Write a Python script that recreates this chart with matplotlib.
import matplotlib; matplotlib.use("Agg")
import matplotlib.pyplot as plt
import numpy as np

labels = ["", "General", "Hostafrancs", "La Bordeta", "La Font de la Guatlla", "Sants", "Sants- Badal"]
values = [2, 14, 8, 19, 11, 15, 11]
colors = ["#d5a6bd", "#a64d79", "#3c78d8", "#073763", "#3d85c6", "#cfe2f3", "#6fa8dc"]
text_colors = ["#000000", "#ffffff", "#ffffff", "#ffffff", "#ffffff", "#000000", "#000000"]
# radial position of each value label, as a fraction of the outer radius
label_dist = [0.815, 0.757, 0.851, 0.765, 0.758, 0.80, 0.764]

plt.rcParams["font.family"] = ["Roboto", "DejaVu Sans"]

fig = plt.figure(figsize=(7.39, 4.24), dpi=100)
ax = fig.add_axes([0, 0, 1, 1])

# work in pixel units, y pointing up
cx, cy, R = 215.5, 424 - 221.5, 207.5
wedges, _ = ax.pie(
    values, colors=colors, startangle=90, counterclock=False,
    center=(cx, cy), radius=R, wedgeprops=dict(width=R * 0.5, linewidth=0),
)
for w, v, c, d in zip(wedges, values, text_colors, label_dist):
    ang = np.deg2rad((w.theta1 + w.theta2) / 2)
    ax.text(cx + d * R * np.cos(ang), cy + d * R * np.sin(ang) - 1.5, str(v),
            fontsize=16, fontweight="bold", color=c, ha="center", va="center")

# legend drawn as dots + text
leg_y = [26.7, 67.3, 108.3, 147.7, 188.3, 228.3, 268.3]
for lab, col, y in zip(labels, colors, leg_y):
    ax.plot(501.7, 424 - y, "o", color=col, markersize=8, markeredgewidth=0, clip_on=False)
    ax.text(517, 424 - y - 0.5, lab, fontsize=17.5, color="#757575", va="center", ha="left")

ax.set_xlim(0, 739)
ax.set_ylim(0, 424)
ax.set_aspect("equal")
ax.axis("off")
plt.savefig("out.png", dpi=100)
* * *
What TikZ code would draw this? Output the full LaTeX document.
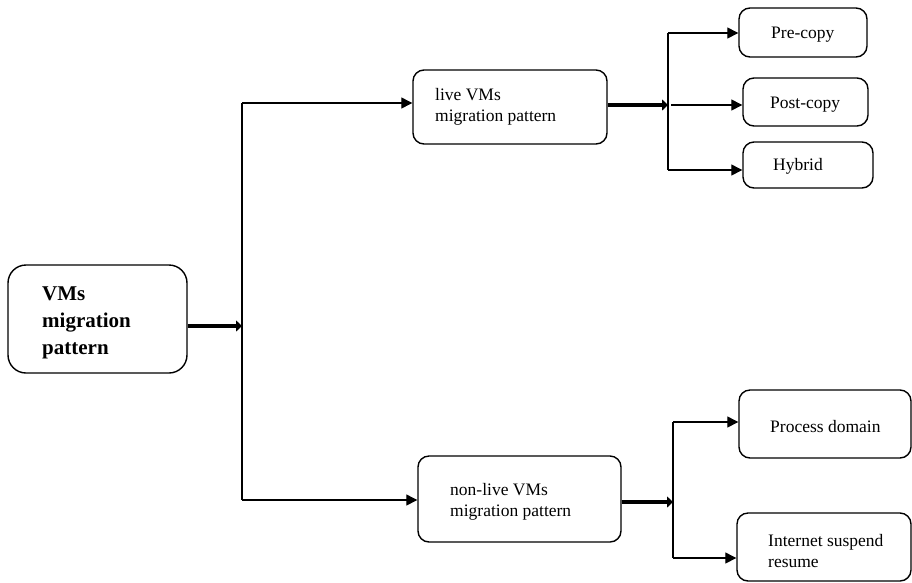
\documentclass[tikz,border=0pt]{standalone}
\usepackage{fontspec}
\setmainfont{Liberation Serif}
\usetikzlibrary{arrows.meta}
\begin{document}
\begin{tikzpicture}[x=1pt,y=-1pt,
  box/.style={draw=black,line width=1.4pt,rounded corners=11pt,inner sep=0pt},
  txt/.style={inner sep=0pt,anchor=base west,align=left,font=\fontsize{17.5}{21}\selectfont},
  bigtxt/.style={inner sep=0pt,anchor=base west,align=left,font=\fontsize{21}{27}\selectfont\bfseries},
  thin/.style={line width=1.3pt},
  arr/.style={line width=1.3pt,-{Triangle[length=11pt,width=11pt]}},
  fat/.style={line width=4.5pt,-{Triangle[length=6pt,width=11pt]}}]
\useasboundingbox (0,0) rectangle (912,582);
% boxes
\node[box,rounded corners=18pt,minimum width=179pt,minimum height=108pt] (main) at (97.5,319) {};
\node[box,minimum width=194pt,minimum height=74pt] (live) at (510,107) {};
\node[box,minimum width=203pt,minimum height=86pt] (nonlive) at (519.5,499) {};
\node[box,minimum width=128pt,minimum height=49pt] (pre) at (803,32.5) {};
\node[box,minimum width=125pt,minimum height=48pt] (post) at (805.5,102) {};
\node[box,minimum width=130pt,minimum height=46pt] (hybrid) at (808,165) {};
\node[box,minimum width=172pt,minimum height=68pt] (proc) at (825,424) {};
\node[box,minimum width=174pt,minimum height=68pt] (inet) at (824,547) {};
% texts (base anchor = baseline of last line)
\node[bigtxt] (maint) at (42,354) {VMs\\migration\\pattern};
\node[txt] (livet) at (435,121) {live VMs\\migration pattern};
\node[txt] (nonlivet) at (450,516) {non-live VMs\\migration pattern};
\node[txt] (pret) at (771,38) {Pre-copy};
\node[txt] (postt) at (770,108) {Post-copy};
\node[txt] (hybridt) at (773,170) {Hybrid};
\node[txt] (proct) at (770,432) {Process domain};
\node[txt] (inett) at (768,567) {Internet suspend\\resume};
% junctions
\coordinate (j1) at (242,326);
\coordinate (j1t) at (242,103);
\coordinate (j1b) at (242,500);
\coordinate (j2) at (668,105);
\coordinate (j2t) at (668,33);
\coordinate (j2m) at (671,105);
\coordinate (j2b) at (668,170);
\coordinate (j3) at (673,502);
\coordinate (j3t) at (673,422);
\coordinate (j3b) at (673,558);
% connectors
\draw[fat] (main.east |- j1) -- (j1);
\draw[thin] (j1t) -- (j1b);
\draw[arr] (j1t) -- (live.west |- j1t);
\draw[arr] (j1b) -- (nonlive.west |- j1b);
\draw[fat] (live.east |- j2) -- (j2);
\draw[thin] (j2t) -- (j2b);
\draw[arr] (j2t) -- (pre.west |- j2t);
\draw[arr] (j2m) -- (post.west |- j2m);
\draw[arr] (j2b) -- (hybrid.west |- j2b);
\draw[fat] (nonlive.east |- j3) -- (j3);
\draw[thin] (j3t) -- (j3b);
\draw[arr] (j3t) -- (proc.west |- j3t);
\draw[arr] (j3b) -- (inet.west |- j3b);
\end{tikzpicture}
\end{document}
==
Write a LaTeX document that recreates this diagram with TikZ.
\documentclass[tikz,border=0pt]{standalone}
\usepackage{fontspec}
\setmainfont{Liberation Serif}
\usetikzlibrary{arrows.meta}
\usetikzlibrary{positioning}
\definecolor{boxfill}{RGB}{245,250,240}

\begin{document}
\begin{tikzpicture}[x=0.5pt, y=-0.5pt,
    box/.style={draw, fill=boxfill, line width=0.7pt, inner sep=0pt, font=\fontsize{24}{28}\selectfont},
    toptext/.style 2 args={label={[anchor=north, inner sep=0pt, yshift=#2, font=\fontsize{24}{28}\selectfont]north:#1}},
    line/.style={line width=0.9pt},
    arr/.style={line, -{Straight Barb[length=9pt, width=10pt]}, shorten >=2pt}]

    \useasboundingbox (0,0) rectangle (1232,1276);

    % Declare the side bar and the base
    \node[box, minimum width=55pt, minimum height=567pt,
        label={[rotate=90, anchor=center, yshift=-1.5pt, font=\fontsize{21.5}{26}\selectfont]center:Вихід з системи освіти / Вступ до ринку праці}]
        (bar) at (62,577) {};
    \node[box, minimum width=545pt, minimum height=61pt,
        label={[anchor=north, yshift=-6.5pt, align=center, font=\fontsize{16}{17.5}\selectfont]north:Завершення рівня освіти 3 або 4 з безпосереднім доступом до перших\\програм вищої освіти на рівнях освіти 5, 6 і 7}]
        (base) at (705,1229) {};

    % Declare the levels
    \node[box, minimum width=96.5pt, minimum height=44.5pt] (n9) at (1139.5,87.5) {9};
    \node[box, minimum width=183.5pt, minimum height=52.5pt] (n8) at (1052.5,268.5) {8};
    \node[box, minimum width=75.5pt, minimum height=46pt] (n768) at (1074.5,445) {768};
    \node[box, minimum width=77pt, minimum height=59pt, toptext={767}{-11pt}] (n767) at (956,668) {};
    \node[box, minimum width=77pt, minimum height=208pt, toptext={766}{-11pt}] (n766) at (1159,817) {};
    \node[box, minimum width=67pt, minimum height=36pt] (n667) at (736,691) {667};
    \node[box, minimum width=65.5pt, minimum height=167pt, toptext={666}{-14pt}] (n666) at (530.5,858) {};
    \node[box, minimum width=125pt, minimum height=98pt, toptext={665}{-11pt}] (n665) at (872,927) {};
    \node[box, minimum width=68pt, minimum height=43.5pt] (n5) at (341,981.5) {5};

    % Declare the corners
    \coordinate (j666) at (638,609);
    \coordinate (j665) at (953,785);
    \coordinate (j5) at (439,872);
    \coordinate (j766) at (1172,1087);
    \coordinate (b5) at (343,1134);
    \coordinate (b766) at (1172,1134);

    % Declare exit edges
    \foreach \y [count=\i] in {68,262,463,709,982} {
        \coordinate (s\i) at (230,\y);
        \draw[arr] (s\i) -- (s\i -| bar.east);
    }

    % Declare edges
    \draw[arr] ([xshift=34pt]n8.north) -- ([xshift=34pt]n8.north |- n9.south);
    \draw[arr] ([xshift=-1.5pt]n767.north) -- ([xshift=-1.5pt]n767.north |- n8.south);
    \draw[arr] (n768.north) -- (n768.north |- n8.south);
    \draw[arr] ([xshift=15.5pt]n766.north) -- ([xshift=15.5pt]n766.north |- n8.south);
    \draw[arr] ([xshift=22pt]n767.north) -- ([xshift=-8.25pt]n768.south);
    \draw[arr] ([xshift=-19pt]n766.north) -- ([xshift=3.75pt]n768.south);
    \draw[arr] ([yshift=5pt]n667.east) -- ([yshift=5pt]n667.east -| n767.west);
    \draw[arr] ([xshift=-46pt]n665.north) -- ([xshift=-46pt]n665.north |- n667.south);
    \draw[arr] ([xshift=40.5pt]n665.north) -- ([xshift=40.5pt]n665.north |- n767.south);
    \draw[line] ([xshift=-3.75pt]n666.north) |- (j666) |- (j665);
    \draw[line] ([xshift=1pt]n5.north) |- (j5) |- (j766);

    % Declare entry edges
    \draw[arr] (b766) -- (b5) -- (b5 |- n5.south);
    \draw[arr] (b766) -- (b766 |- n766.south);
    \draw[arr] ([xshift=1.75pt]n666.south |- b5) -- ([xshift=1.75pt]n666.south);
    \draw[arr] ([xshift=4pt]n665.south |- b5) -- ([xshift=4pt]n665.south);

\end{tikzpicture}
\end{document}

# THE PROBLEM
Above are the entries. Quote exactly the lines from the one bearing "Write a Python" through the one bearing "ax = fig.add_axes([0, 0, 1, 1])".

# RESULT
Write a Python script that recreates this chart with matplotlib.
import matplotlib; matplotlib.use("Agg")
import matplotlib.pyplot as plt
import numpy as np

labels = ["", "General", "Hostafrancs", "La Bordeta", "La Font de la Guatlla", "Sants", "Sants- Badal"]
values = [2, 14, 8, 19, 11, 15, 11]
colors = ["#d5a6bd", "#a64d79", "#3c78d8", "#073763", "#3d85c6", "#cfe2f3", "#6fa8dc"]
text_colors = ["#000000", "#ffffff", "#ffffff", "#ffffff", "#ffffff", "#000000", "#000000"]
# radial position of each value label, as a fraction of the outer radius
label_dist = [0.815, 0.757, 0.851, 0.765, 0.758, 0.80, 0.764]

plt.rcParams["font.family"] = ["Roboto", "DejaVu Sans"]

fig = plt.figure(figsize=(7.39, 4.24), dpi=100)
ax = fig.add_axes([0, 0, 1, 1])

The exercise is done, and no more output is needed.